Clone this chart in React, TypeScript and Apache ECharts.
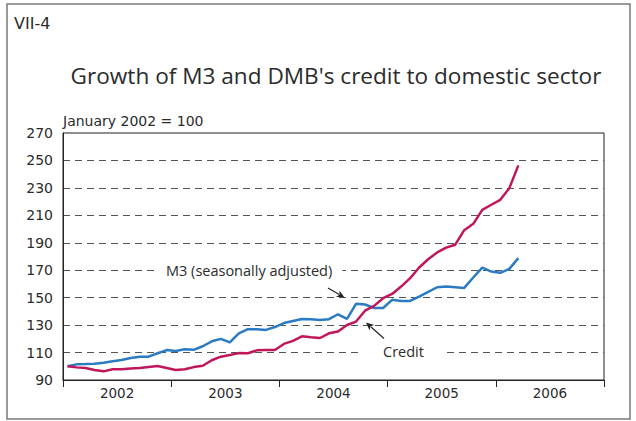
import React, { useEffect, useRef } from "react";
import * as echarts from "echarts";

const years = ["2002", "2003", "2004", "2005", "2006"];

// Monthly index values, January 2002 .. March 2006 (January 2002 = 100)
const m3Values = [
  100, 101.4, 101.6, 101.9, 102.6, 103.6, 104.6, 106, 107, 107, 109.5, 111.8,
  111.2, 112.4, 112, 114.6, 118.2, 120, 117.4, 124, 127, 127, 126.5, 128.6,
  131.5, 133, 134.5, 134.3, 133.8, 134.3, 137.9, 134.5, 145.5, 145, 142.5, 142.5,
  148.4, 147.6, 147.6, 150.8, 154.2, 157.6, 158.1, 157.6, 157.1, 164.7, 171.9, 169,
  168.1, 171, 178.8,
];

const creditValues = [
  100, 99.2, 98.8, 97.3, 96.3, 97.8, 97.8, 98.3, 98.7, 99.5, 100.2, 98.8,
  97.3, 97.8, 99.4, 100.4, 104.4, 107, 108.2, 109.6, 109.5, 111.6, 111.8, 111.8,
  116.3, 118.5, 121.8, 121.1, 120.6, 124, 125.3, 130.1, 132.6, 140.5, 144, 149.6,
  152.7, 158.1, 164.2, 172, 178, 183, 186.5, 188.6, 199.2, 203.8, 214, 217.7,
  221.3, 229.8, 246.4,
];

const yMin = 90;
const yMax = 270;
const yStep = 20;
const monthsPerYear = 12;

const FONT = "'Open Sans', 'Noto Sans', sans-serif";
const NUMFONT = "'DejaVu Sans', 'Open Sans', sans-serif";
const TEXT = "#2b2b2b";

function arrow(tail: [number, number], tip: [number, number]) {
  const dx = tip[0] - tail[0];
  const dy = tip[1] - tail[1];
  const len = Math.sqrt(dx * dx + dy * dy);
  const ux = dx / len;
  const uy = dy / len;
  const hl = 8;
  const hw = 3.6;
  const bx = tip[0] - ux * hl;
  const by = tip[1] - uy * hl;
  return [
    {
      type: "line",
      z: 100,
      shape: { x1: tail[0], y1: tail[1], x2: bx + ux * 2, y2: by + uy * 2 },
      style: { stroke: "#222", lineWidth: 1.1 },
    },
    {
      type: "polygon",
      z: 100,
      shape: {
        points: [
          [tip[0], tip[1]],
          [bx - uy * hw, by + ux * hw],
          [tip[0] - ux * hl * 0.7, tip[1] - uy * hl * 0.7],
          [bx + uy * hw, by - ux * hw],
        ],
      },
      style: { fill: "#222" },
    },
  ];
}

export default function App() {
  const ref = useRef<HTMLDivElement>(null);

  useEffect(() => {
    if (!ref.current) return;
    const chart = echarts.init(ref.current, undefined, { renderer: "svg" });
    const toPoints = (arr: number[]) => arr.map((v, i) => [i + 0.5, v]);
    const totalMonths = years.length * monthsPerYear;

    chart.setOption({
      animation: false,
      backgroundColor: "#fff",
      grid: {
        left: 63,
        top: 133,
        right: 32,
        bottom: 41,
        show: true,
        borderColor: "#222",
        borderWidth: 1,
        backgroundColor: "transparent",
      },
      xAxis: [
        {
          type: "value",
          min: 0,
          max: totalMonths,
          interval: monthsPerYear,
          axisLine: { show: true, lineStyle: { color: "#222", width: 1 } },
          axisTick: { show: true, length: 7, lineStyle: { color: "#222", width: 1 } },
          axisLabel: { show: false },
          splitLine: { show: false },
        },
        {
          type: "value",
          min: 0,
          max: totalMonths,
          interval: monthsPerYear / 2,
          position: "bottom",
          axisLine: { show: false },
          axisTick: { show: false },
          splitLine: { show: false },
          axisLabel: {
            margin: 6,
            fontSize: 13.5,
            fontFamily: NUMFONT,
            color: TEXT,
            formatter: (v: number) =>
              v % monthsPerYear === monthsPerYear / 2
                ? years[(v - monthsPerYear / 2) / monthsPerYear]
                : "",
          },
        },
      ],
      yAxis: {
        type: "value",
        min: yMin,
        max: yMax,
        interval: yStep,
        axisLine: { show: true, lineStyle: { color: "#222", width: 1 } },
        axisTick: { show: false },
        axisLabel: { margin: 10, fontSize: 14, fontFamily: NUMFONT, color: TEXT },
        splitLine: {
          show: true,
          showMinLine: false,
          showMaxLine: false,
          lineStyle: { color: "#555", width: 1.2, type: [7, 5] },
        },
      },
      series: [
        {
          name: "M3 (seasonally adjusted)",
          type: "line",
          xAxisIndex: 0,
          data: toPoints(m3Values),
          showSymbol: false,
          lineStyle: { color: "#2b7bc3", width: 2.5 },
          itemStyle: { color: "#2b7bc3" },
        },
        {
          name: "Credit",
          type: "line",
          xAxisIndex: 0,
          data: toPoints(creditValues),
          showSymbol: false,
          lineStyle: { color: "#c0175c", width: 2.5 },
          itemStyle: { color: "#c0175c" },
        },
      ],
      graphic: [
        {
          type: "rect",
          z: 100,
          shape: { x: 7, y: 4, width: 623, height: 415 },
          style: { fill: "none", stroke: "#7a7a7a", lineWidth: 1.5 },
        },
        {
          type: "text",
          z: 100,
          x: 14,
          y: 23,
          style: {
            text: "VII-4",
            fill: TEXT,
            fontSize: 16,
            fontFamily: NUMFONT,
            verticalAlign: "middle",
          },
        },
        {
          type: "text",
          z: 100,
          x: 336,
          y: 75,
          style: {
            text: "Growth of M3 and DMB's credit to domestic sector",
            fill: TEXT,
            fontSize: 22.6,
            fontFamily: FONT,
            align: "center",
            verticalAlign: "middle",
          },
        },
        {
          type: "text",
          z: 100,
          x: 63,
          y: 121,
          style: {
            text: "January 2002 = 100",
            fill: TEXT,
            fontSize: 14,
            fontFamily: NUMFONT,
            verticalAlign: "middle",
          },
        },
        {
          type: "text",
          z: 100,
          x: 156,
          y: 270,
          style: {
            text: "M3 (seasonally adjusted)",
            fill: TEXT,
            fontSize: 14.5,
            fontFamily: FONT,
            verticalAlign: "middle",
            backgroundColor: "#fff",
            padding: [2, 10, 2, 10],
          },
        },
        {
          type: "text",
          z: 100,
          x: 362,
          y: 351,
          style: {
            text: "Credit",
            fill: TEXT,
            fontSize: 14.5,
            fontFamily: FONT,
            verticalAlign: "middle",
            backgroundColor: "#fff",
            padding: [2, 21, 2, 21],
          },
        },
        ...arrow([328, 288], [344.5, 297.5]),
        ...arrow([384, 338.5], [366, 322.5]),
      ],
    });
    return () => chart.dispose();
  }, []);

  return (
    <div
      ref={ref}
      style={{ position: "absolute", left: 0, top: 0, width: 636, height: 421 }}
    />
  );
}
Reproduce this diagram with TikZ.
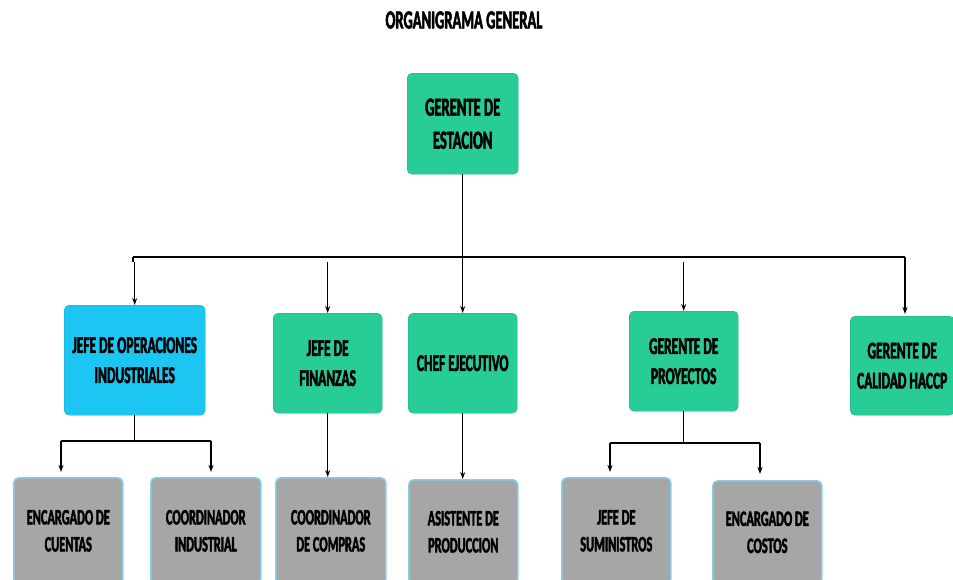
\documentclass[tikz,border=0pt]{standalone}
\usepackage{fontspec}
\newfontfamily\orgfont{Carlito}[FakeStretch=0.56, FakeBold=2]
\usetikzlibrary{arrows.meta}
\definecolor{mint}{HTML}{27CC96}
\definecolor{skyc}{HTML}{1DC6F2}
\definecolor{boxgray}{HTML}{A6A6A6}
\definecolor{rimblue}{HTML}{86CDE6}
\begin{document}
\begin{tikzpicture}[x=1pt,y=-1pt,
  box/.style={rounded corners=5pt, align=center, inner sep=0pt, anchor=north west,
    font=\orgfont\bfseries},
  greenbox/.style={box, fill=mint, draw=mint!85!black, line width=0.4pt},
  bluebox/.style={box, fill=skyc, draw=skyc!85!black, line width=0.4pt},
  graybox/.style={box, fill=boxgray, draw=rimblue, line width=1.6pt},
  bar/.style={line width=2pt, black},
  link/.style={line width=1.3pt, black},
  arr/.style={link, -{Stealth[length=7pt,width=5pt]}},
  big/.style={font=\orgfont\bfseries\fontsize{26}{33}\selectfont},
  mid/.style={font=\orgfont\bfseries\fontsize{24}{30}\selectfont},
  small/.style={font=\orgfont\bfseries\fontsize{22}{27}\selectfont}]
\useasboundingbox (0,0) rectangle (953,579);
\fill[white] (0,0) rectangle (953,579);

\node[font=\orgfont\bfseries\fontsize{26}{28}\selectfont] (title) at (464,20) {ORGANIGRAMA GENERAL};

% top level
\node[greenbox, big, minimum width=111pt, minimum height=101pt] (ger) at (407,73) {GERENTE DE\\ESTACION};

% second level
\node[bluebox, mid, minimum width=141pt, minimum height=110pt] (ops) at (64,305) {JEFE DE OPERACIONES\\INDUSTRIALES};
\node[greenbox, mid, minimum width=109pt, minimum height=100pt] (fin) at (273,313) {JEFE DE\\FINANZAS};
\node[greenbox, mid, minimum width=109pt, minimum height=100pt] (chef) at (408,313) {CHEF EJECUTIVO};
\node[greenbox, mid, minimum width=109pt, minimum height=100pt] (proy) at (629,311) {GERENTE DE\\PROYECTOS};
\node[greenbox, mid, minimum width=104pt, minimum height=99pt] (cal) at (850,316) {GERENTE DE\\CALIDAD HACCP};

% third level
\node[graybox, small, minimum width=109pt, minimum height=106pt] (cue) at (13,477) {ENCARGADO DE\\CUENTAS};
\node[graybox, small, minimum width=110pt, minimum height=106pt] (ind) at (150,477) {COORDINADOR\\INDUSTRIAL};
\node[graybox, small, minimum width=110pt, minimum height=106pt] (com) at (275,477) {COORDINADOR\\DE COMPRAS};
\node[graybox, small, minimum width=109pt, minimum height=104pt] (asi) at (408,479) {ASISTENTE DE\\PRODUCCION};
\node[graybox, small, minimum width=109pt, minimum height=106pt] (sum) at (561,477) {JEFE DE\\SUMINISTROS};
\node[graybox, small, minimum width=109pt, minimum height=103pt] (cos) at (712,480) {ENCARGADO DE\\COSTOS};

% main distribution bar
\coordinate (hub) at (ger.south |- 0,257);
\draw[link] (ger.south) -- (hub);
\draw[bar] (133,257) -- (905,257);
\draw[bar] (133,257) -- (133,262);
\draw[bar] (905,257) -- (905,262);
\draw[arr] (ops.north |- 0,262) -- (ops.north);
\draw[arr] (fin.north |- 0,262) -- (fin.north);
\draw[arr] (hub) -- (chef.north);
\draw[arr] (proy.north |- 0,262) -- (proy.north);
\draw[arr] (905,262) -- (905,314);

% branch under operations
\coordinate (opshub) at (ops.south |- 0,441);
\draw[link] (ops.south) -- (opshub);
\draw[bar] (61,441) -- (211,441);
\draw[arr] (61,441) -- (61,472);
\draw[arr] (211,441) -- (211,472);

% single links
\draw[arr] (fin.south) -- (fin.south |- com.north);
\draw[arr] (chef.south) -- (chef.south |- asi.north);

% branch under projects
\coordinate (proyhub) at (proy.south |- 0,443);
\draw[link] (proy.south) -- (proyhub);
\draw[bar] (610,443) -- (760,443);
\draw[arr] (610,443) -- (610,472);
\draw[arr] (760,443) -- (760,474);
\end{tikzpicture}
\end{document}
· · ·
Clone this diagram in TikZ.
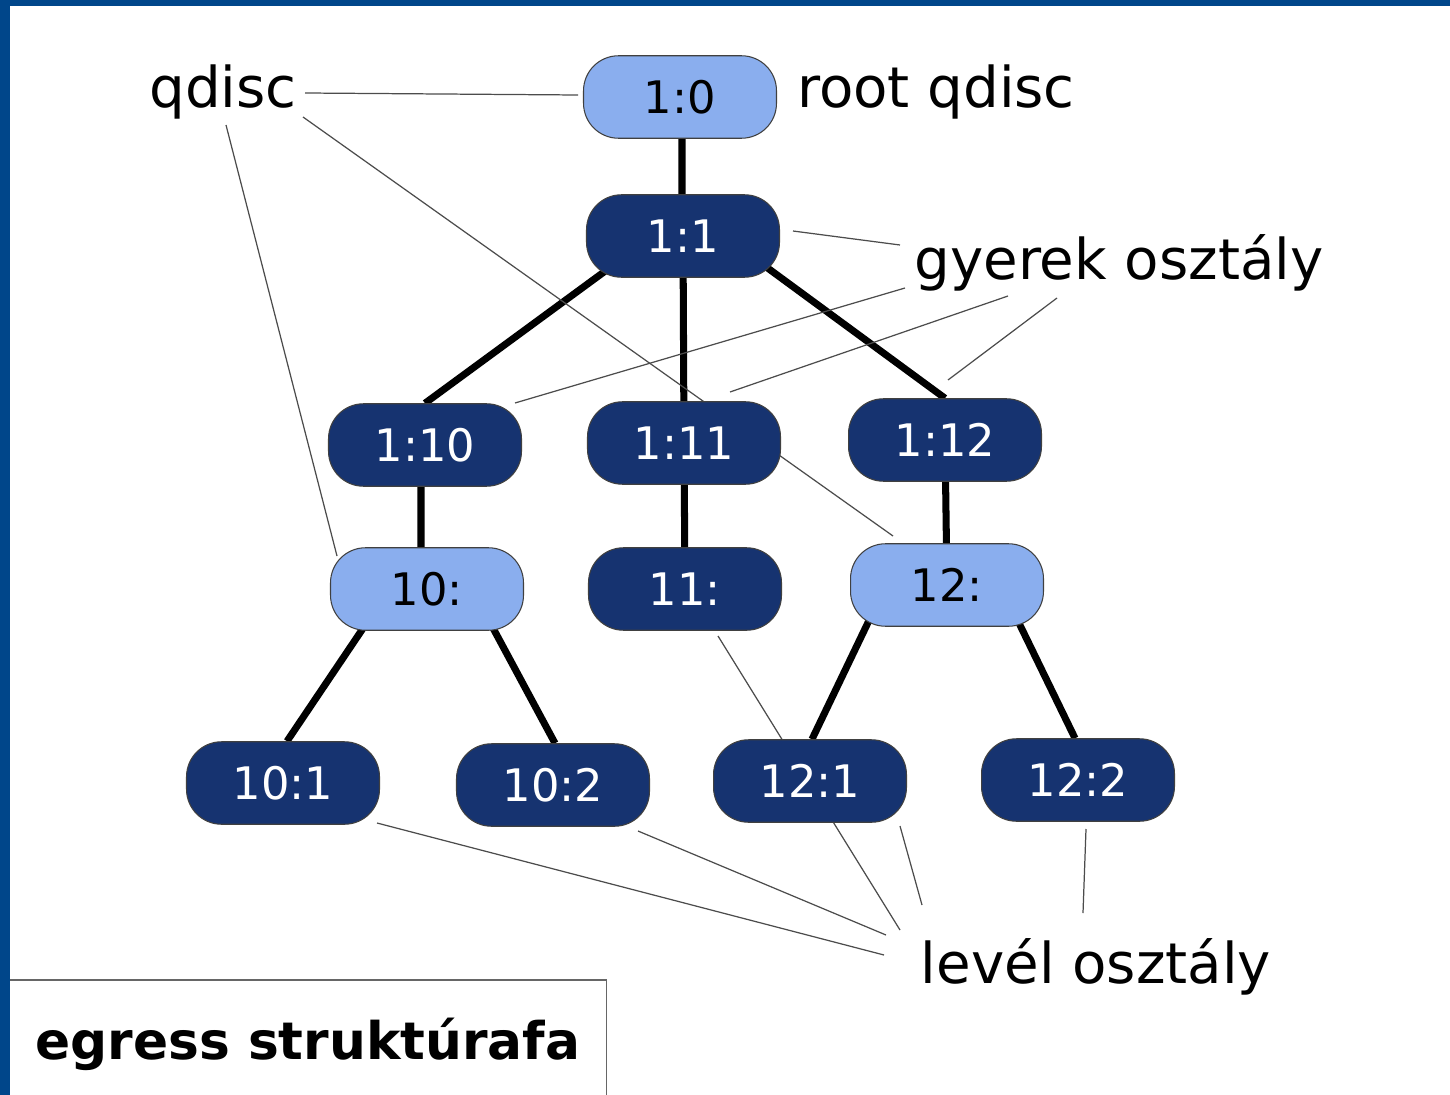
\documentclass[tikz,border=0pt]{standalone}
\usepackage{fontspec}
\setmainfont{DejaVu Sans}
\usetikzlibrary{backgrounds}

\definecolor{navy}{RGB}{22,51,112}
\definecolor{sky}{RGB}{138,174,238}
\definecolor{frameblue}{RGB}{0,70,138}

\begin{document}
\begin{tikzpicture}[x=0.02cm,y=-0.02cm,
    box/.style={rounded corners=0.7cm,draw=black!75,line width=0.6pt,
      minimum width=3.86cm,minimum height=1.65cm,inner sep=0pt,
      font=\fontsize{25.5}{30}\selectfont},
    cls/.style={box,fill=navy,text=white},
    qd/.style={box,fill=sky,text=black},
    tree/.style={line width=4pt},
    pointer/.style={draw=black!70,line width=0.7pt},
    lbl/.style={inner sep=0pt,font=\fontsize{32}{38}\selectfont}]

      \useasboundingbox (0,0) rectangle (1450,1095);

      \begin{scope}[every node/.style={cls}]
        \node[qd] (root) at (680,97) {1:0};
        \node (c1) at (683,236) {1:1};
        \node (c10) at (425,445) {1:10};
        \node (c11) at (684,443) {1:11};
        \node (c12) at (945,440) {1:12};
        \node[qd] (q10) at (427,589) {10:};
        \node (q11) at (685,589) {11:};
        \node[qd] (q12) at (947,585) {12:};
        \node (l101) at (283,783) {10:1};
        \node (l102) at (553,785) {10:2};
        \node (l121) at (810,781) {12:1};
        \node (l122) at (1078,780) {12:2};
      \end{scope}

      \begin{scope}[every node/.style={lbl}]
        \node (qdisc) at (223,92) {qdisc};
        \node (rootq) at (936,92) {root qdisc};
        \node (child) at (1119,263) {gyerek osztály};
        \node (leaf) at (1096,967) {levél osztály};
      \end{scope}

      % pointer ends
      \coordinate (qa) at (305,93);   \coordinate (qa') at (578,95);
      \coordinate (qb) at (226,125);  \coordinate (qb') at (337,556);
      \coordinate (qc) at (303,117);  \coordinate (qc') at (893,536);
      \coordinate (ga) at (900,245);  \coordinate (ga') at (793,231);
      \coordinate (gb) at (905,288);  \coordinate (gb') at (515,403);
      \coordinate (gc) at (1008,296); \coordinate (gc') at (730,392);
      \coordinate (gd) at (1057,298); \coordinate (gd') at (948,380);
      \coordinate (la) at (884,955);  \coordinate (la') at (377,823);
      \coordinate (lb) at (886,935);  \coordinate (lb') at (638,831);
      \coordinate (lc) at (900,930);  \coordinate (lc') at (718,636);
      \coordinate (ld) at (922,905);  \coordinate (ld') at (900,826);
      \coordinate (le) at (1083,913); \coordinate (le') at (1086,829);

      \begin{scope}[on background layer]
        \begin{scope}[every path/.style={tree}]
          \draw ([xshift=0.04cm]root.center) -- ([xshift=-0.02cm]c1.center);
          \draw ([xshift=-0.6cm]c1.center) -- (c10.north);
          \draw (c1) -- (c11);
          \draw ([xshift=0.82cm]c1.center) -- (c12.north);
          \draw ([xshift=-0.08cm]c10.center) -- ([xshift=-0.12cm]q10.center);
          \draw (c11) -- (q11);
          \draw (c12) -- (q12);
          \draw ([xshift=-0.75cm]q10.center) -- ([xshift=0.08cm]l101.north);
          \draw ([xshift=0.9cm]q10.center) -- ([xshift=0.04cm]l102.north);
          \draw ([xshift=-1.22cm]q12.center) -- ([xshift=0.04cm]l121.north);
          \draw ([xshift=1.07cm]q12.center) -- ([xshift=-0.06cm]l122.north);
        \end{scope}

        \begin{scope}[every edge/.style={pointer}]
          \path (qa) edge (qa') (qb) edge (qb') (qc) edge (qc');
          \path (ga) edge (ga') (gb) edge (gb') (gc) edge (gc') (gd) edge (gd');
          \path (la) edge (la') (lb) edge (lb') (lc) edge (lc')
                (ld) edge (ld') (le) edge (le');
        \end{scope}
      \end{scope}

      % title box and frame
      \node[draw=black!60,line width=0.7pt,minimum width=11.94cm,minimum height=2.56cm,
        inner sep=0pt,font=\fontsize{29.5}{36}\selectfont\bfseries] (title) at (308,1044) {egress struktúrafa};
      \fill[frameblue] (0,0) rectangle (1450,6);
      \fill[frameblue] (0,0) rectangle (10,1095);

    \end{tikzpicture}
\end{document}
· · ·
# [WHAT TO DO]
Repeat exactly, and only, the entries from the line with "Reproduce this diagram with TikZ." through the line with "minimum width=111pt, minimum". Pictures are skipped.

# [OUTPUT FOR THIS TASK]
Reproduce this diagram with TikZ.
\documentclass[tikz,border=0pt]{standalone}
\usepackage{fontspec}
\newfontfamily\orgfont{Carlito}[FakeStretch=0.56, FakeBold=2]
\usetikzlibrary{arrows.meta}
\definecolor{mint}{HTML}{27CC96}
\definecolor{skyc}{HTML}{1DC6F2}
\definecolor{boxgray}{HTML}{A6A6A6}
\definecolor{rimblue}{HTML}{86CDE6}
\begin{document}
\begin{tikzpicture}[x=1pt,y=-1pt,
  box/.style={rounded corners=5pt, align=center, inner sep=0pt, anchor=north west,
    font=\orgfont\bfseries},
  greenbox/.style={box, fill=mint, draw=mint!85!black, line width=0.4pt},
  bluebox/.style={box, fill=skyc, draw=skyc!85!black, line width=0.4pt},
  graybox/.style={box, fill=boxgray, draw=rimblue, line width=1.6pt},
  bar/.style={line width=2pt, black},
  link/.style={line width=1.3pt, black},
  arr/.style={link, -{Stealth[length=7pt,width=5pt]}},
  big/.style={font=\orgfont\bfseries\fontsize{26}{33}\selectfont},
  mid/.style={font=\orgfont\bfseries\fontsize{24}{30}\selectfont},
  small/.style={font=\orgfont\bfseries\fontsize{22}{27}\selectfont}]
\useasboundingbox (0,0) rectangle (953,579);
\fill[white] (0,0) rectangle (953,579);

\node[font=\orgfont\bfseries\fontsize{26}{28}\selectfont] (title) at (464,20) {ORGANIGRAMA GENERAL};

% top level
\node[greenbox, big, minimum width=111pt, minimum height=101pt] (ger) at (407,73) {GERENTE DE\\ESTACION};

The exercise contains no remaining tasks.